The Sand Child Imagery

The Sand Child Imagery

Storytelling

The novel is about the art of storytelling every bit as much as it is about the story it tells. It is a reflection of postmodern sensibility in being constructed narratively to mirror the nomadic wandering of its characters. Stories loop within stories and storytellers circle within storytellers. The imagery focuses on the manner in which the storyteller is aware of the fact that they are relating a narrative:

“Last night I was pursued and persecuted by ghosts. I went out and met in the street no one but drunkards and bandits. They wanted to take all I had, but found nothing on me. At dawn I went home, then slept until noon. That is why I am late.
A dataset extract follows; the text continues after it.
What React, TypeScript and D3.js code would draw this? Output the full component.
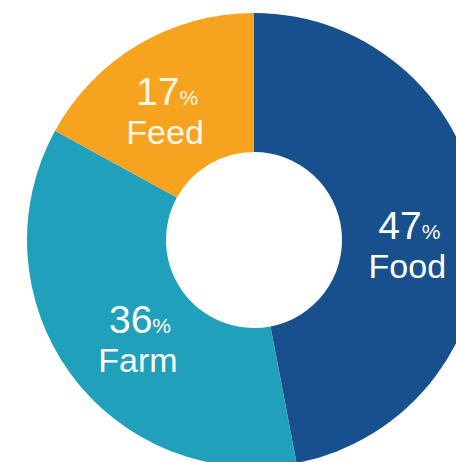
import React from "react";
import * as d3 from "d3";

// Share of the total by segment
const categories = ["Food", "Farm", "Feed"];
const shares = [47, 36, 17];
const colors = ["#17508d", "#21a0bb", "#f6a420"];
const textColors = ["#ffffff", "#ffffff", "#fff8e4"];
// Small per-label nudges from the slice centroid (px)
const labelNudgeX = [-1, 13, -7];
const labelNudgeY = [20, 7, 6];

const WIDTH = 456;
const HEIGHT = 462;

export default function App() {
  const cx = 254;
  const cy = 240;
  const outerR = 227;
  const innerR = 88;
  const labelR = 157;

  const data = categories.map((c, i) => ({ name: c, value: shares[i], i }));
  const pie = d3
    .pie<{ name: string; value: number; i: number }>()
    .value((d) => d.value)
    .sort(null)
    .startAngle(0)
    .endAngle(2 * Math.PI);
  const arcs = pie(data);

  const arc = d3
    .arc<d3.PieArcDatum<{ name: string; value: number; i: number }>>()
    .innerRadius(innerR)
    .outerRadius(outerR);
  const labelArc = d3
    .arc<d3.PieArcDatum<{ name: string; value: number; i: number }>>()
    .innerRadius(labelR)
    .outerRadius(labelR);

  const font = "'Liberation Sans', Arial, Helvetica, sans-serif";

  return (
    <svg
      width={WIDTH}
      height={HEIGHT}
      viewBox={`0 0 ${WIDTH} ${HEIGHT}`}
      style={{ position: "fixed", left: 0, top: 0, display: "block", background: "#ffffff" }}
    >
      <g transform={`translate(${cx},${cy})`}>
        {arcs.map((a) => (
          <path key={a.data.name} d={arc(a) ?? ""} fill={colors[a.data.i]} />
        ))}
        {arcs.map((a) => {
          const [x0, y0] = labelArc.centroid(a);
          const x = x0 + labelNudgeX[a.data.i];
          const y = y0 + labelNudgeY[a.data.i];
          const fill = textColors[a.data.i];
          return (
            <g key={`lbl-${a.data.name}`} fontFamily={font} fill={fill} textAnchor="middle">
              <text x={x} y={y - 6}>
                <tspan fontSize={39}>{a.data.value}</tspan>
                <tspan fontSize={21}>%</tspan>
              </text>
              <text x={x - 2} y={y + 33} fontSize={34}>
                {a.data.name}
              </text>
            </g>
          );
        })}
      </g>
    </svg>
  );
}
But I see anxiety in your eyes. You do not know where I am leading you. Fear not, I do not know, either. And will that unsatisfied curiosity I read on your faces be answered one day? You have chosen to listen to me, so follow me to the end. . . . The end of what? Circular streets have no end!”

The Gates

Gate imagery is prevalent but not omnipresent. The reference to gates is not rare, but the narrator holds back just enough to endow the imagery with a mysterious ambiguity despite explicitly describing how the gate imagery is to be understood:

“Know, too, that the book has seven gates pierced in a wall at least two yards thick and with the height of at least three strong men. As we proceed, I shall give you the keys to open those gates. In truth, you possess the keys yourselves, but you do not know it, and even if you did, you would not know how to turn them, still less under which tombstone you must hide them.”

Nomads

Like the gate imagery, nomads are not explicitly referenced that often, but the concept of wandering is always lying just beneath the text. Sometimes it is used for context and often it appears as subtext. The nomadic concept of wandering is a kind of metaphorical reflection of the loose and eccentric construction of the narrative itself:

"We are nomads; there's something exciting about our life, but it isn't an easy one. Everything is false, and that's what we're about. We don't hide it. People come for that, for Malika, who is no more a dancing girl out of the thousand and one nights than I'm the man in the moon. They come for the lottery. The wheel of fortune is rigged, of course. They suspect as much, but accept it all the same. Only the donkey that smokes and pretends to be dead is real—it's a donkey I've trained and it costs me dear because I feed it well.”

Gender Ambiguity

The centerpiece of the plot of the book is built upon gender confusion and ambiguity. It is essentially the story of a father raising his daughter as a boy in order that she might enjoy all the privileges of patriarchal society. But the purchase of such rights always comes with a price and gender dysphoria in any sense is never a rollicking ride on the rollercoaster of fun:

“The truth goes into exile. I have only to speak and the truth moves away, is forgotten; I become its gravedigger and disinterer. That is how the voice is: it does not betray me. And even if I wanted to betray it, reveal it in all its nakedness, I could not. I would not know how. I know its requirements: avoid anger, avoid tenderness, do not shout, do not whisper—in short, be ordinary. I am ordinary. And I trample underfoot the image that is unbearable to me. God, how heavy that truth weighs upon me! I am the architect and the house, the tree and the sap, a man and a woman. No detail must disturb the harshness of my task, whether from the outside or from the bottom of the grave. Not even blood.”